Horowitz and Segelstein can both be classified as ethnographic musicologists. Fortunately, at their performances they address the audience with an engaging clarity that one seldom encounters among academics. In addition, if they offer an insight to the audience, they almost always reinforce it by demonstrating it through the performance of an appropriate musical selection.
That said, through the interleaving of spoken address and musical performance, their approach to an audience is as informative as it is stimulating. On this particular occasion I was struck by Segelstein explicitly citing the inclusion of Chernyavsky among the SFS players. When he is not playing for SFS, he is a member of another klezmer group; and Segelstein observed that, because he is from Saint Petersburg, he brought aspects of Yiddishkeit to his performance that differed significantly from the “roots” behind the Veretski Pass repertoire.
Klezmer had its origins in joyous celebrations, including weddings and the variety of Jewish holidays.
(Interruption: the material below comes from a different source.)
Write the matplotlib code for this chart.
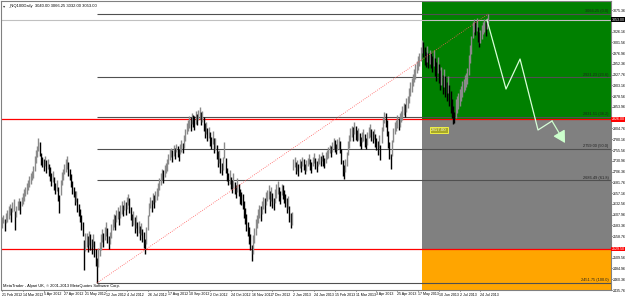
import matplotlib

matplotlib.use("Agg")
import matplotlib.pyplot as plt
import matplotlib.transforms as mtransforms
from matplotlib.patches import Rectangle
import numpy as np

plt.rcParams["font.family"] = ["Liberation Sans", "DejaVu Sans"]

# daily bars, Feb 2012 .. Aug 2013 (mid price and high-low span)
bar_mid = [
    2590, 2598, 2585, 2600, 2605, 2612, 2620, 2608, 2625, 2630,
    2595, 2615, 2628, 2632, 2625, 2638, 2645, 2652, 2660, 2668,
    2675, 2684, 2690, 2697, 2705, 2725, 2740, 2752, 2768, 2758,
    2735, 2728, 2722, 2730, 2718, 2724, 2710, 2700, 2688, 2695,
    2680, 2668, 2674, 2655, 2632, 2670, 2690, 2700, 2712, 2720,
    2728, 2712, 2700, 2685, 2670, 2660, 2645, 2650, 2630, 2618,
    2605, 2590, 2575, 2515, 2545, 2550, 2540, 2555, 2545, 2535,
    2548, 2530, 2510, 2480, 2510, 2530, 2545, 2560, 2550, 2565,
    2575, 2560, 2545, 2555, 2570, 2585, 2595, 2590, 2605, 2612,
    2600, 2615, 2625, 2618, 2630, 2622, 2635, 2642, 2628, 2610,
    2595, 2600, 2585, 2592, 2575, 2580, 2565, 2575, 2560, 2550,
    2535, 2560, 2590, 2620, 2635, 2628, 2645, 2638, 2650, 2655,
    2665, 2678, 2690, 2700, 2695, 2708, 2715, 2722, 2735, 2745,
    2750, 2742, 2755, 2748, 2760, 2752, 2745, 2758, 2765, 2760,
    2775, 2790, 2805, 2812, 2820, 2815, 2828, 2822, 2818, 2830,
    2825, 2835, 2840, 2828, 2832, 2815, 2800, 2805, 2790, 2795,
    2780, 2772, 2785, 2765, 2770, 2750, 2735, 2740, 2720, 2712,
    2725, 2755, 2720, 2700, 2690, 2695, 2680, 2672, 2685, 2668,
    2660, 2675, 2665, 2650, 2645, 2638, 2620, 2605, 2590, 2575,
    2560, 2545, 2520, 2540, 2560, 2580, 2592, 2605, 2615, 2610,
    2625, 2635, 2628, 2645, 2652, 2660, 2645, 2655, 2640, 2632,
    2650, 2662, 2670, 2655, 2648, 2665, 2660, 2650, 2640, 2628,
    2635, 2610, 2595, 2600, 2722, 2728, 2715, 2720, 2710, 2725,
    2718, 2730, 2722, 2712, 2720, 2728, 2735, 2722, 2716, 2730,
    2738, 2725, 2718, 2728, 2735, 2730, 2740, 2732, 2726, 2738,
    2745, 2750, 2758, 2752, 2762, 2770, 2765, 2758, 2768, 2772,
    2762, 2740, 2715, 2705, 2720, 2735, 2760, 2775, 2790, 2798,
    2792, 2805, 2795, 2788, 2792, 2780, 2772, 2785, 2790, 2778,
    2770, 2782, 2795, 2800, 2790, 2785, 2792, 2778, 2770, 2760,
    2775, 2750, 2790, 2815, 2830, 2825, 2805, 2780, 2755, 2730,
    2760, 2790, 2805, 2812, 2820, 2815, 2825, 2832, 2840, 2850,
    2845, 2858, 2865, 2880, 2895, 2905, 2915, 2925, 2935, 2945,
    2955, 2962, 2975, 2992, 2985, 2970, 2962, 2975, 2960, 2968,
    2960, 2952, 2965, 2945, 2935, 2950, 2930, 2915, 2925, 2905,
    2920, 2900, 2890, 2905, 2880, 2865, 2850, 2835, 2830, 2850,
    2860, 2868, 2875, 2885, 2895, 2902, 2910, 2915, 2925, 2950,
    2975, 2995, 3030, 3040, 3035, 3042, 3020, 3008, 3015, 3025,
    3035, 3040, 3032, 3045, 3056,
]
bar_span = [
    24, 20, 28, 22, 26, 30, 24, 32, 22, 26,
    44, 24, 20, 26, 30, 22, 24, 28, 20, 26,
    22, 26, 24, 20, 28, 34, 30, 26, 28, 32,
    26, 22, 28, 24, 30, 22, 26, 32, 28, 24,
    30, 26, 24, 34, 40, 36, 30, 26, 24, 28,
    30, 32, 26, 30, 28, 24, 32, 26, 34, 28,
    30, 34, 32, 68, 40, 30, 36, 32, 38, 34,
    30, 36, 40, 56, 44, 32, 36, 30, 34, 28,
    32, 36, 30, 28, 32, 26, 30, 34, 28, 26,
    32, 28, 30, 26, 24, 30, 28, 26, 34, 30,
    28, 32, 36, 30, 34, 28, 32, 26, 30, 36,
    34, 40, 36, 30, 26, 28, 24, 30, 26, 28,
    30, 26, 28, 24, 30, 26, 22, 28, 24, 26,
    22, 28, 24, 26, 20, 24, 28, 22, 26, 24,
    30, 28, 26, 24, 28, 30, 24, 26, 32, 28,
    26, 24, 28, 30, 26, 32, 34, 28, 30, 26,
    32, 28, 30, 34, 28, 32, 36, 30, 34, 28,
    30, 36, 34, 30, 28, 32, 26, 30, 34, 28,
    30, 32, 28, 34, 30, 36, 40, 36, 38, 34,
    40, 38, 36, 42, 34, 36, 30, 32, 28, 34,
    30, 28, 34, 30, 26, 32, 36, 30, 34, 28,
    32, 30, 28, 34, 30, 26, 32, 30, 28, 34,
    30, 36, 34, 30, 26, 22, 28, 24, 26, 22,
    24, 20, 26, 22, 24, 20, 22, 26, 24, 20,
    22, 26, 24, 20, 22, 24, 20, 26, 22, 24,
    22, 24, 20, 26, 22, 24, 28, 22, 24, 26,
    28, 34, 36, 32, 30, 34, 32, 28, 30, 26,
    30, 28, 32, 26, 28, 30, 26, 24, 28, 30,
    26, 28, 24, 30, 26, 28, 24, 30, 28, 32,
    30, 34, 36, 30, 26, 32, 36, 40, 38, 34,
    36, 32, 28, 26, 30, 28, 32, 26, 30, 28,
    30, 32, 28, 34, 30, 32, 28, 30, 34, 28,
    32, 30, 34, 30, 36, 40, 34, 38, 36, 32,
    34, 38, 36, 40, 44, 38, 42, 46, 40, 44,
    42, 48, 44, 40, 46, 50, 44, 40, 26, 44,
    40, 36, 38, 34, 36, 30, 34, 32, 36, 44,
    40, 42, 36, 30, 32, 28, 34, 36, 30, 32,
    28, 30, 32, 26, 20,
]

date_labels = [
    "21 Feb 2012", "14 Mar 2012", "5 Apr 2012", "27 Apr 2012", "21 May 2012",
    "12 Jun 2012", "4 Jul 2012", "26 Jul 2012", "17 Aug 2012", "10 Sep 2012",
    "2 Oct 2012", "24 Oct 2012", "16 Nov 2012", "7 Dec 2012", "2 Jan 2013",
    "24 Jan 2013", "15 Feb 2013", "11 Mar 2013", "3 Apr 2013", "25 Apr 2013",
    "17 May 2013", "10 Jun 2013", "2 Jul 2013", "24 Jul 2013",
]
date_step = 16

# fibonacci retracement drawn from the June 2012 low to the 2013 high
fib_low = 2451.75
fib_high = 3066.25
fib_low_bar = 73
fib_high_bar = 374
fib_levels = [0.0, 23.6, 38.2, 50.0, 61.8, 100.0]

# coloured zones + horizontal lines
zone_start_bar = 323
red_levels = [2826.00, 2529.50]
bid_price = 3053.00

# hand drawn projection
proj_bar = [373.1, 387.7, 398.5, 412.3, 423.1, 433.1]
proj_price = [3052.5, 2894.9, 2963.4, 2801.3, 2821.8, 2771.5]

low_label = "2817.00"
low_label_bar = 336
low_label_price = 2801

title_text = "_NQ100Daily  3040.00 3066.25 3032.00 3053.00"
copyright_text = "MetaTrader - Alpari UK, \u00a9 2001-2013 MetaQuotes Software Corp."

tick_step = 24.60
tick_base = 2435.76

fig = plt.figure(figsize=(6.25, 2.97), dpi=100)
ax = fig.add_axes([1 / 625, 7 / 297, 610 / 625, 289 / 297])
x_min, x_max = -0.77, 468.46
y_min, y_max = 2435.76, 3095.95
ax.set_xlim(x_min, x_max)
ax.set_ylim(y_min, y_max)

# zones
ax.add_patch(Rectangle((zone_start_bar, red_levels[0]), x_max - zone_start_bar, y_max - red_levels[0],
                       facecolor="#008000", edgecolor="none", zorder=0))
ax.add_patch(Rectangle((zone_start_bar, red_levels[1]), x_max - zone_start_bar, red_levels[0] - red_levels[1],
                       facecolor="#808080", edgecolor="none", zorder=0))
ax.add_patch(Rectangle((zone_start_bar, y_min), x_max - zone_start_bar, red_levels[1] - y_min,
                       facecolor="#ffa500", edgecolor="none", zorder=0))

# fib levels
for lvl in fib_levels:
    price = fib_high - (fib_high - fib_low) * lvl / 100
    ax.hlines(price, fib_low_bar, x_max, color="#505050", lw=0.8, zorder=1)
    ax.text(x_max - 2, price + 1.5, f"{price:.2f} ({lvl:.1f})", ha="right", va="bottom",
            fontsize=2.8, color="#202020", zorder=5)

for price in red_levels:
    ax.axhline(price, color="#ff0000", lw=0.9, zorder=1)
ax.axhline(bid_price, color="#c0c0c0", lw=0.8, zorder=1)

# bars
mids = np.array(bar_mid, dtype=float)
spans = np.array(bar_span, dtype=float)
idx = np.arange(len(mids))
prev = np.concatenate([[mids[0]], mids[:-1]])
colors = np.where(mids >= prev, "#8a8a8a", "#000000")
ax.vlines(idx, mids - spans / 2, mids + spans / 2, colors=colors, lw=1.0, zorder=2)

# trendline low -> high
ax.plot([fib_low_bar, fib_high_bar], [fib_low, fib_high], color="#ff5a5a", lw=0.6,
        ls=(0, (1, 1.6)), zorder=3)

# projection
ax.plot(proj_bar[:-1], proj_price[:-1], color="#d8ffd8", lw=0.9, zorder=4)
ax.annotate("", xy=(proj_bar[-1], proj_price[-1]), xytext=(proj_bar[-2], proj_price[-2]),
            arrowprops=dict(arrowstyle="-|>,head_length=0.8,head_width=0.45", color="#ccffcc",
                            lw=0.9, mutation_scale=9, shrinkA=0, shrinkB=0), zorder=4)

ax.text(low_label_bar, low_label_price, low_label, ha="center", va="center", fontsize=3.2,
        color="#ffffd0", zorder=5,
        bbox=dict(boxstyle="square,pad=0.25", facecolor="#a8a828", edgecolor="#ffff40", lw=0.6))

# right price axis
ax.yaxis.tick_right()
ticks = tick_base + tick_step * np.arange(27)
highlight = red_levels + [bid_price]
ticks = [t for t in ticks if min(abs(t - h) for h in highlight) > 6]
ax.set_yticks(ticks)
ax.set_yticklabels([f"{t:.2f}" for t in ticks])
ax.tick_params(axis="y", labelsize=2.6, length=1.0, width=0.5, pad=0.5, colors="#000000")

trans = mtransforms.blended_transform_factory(ax.transAxes, ax.transData)
for price in red_levels:
    ax.text(1.0015, price, f"{price:.2f}", transform=trans, fontsize=2.6, color="white",
            ha="left", va="center", clip_on=False, zorder=6,
            bbox=dict(boxstyle="square,pad=0.12", facecolor="#ff0000", edgecolor="none"))
ax.text(1.0015, bid_price, f"{bid_price:.2f}", transform=trans, fontsize=2.6, color="white",
        ha="left", va="center", clip_on=False, zorder=6,
        bbox=dict(boxstyle="square,pad=0.12", facecolor="#000000", edgecolor="none"))

# date axis
date_pos = [date_step * k for k in range(len(date_labels))]
ax.set_xticks(date_pos)
ax.set_xticklabels(date_labels)
for lab in ax.get_xticklabels():
    lab.set_horizontalalignment("left")
ax.tick_params(axis="x", labelsize=2.6, length=1.0, width=0.5, pad=0.8)

for side in ax.spines.values():
    side.set_color("#808080")
    side.set_linewidth(0.8)

fig.text(3 / 625, 1 - 6 / 297, "\u25be", fontsize=3.2, color="#404040", va="center")
fig.text(8 / 625, 1 - 6 / 297, title_text, fontsize=3.0, color="#000000", va="center")
ax.text(0.004, 0.006, copyright_text, transform=ax.transAxes, fontsize=2.9, color="#000000",
        ha="left", va="bottom", zorder=5)

fig.savefig("out.png", dpi=100)
plt.close(fig)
Among the different Jewish cultures, it had its roots among the Yiddish-speaking Ashkenazi Jews living across the many different European countries that began to form around the end of the first millennium as part of the Holy Roman Empire. In such a context Jews were almost always “other;” so it should be no surprise that their own music did not fit into what is taught in “history of Western music” textbooks. On the other hand Jews were not oblivious to how their neighbors celebrated; and, as a result, klezmer emerged as a mélange of Jewish folk influences blending with the traditional music of “other folk.”
As a result, most listeners, regardless of background, would probably find the selections performed on this particular CURRENTS program to be more familiar than the music presented in the four preceding offerings. About half a century ago, there was a famous series of advertising posters around New York with the caption “You don’t have to be Jewish to love Levy’s Jewish Rye.” This was soon followed by a record album entitled When You’re in Love the Whole World is Jewish. Today’s CURRENTS program reminded me of that album and left me with a craving for Jewish Rye.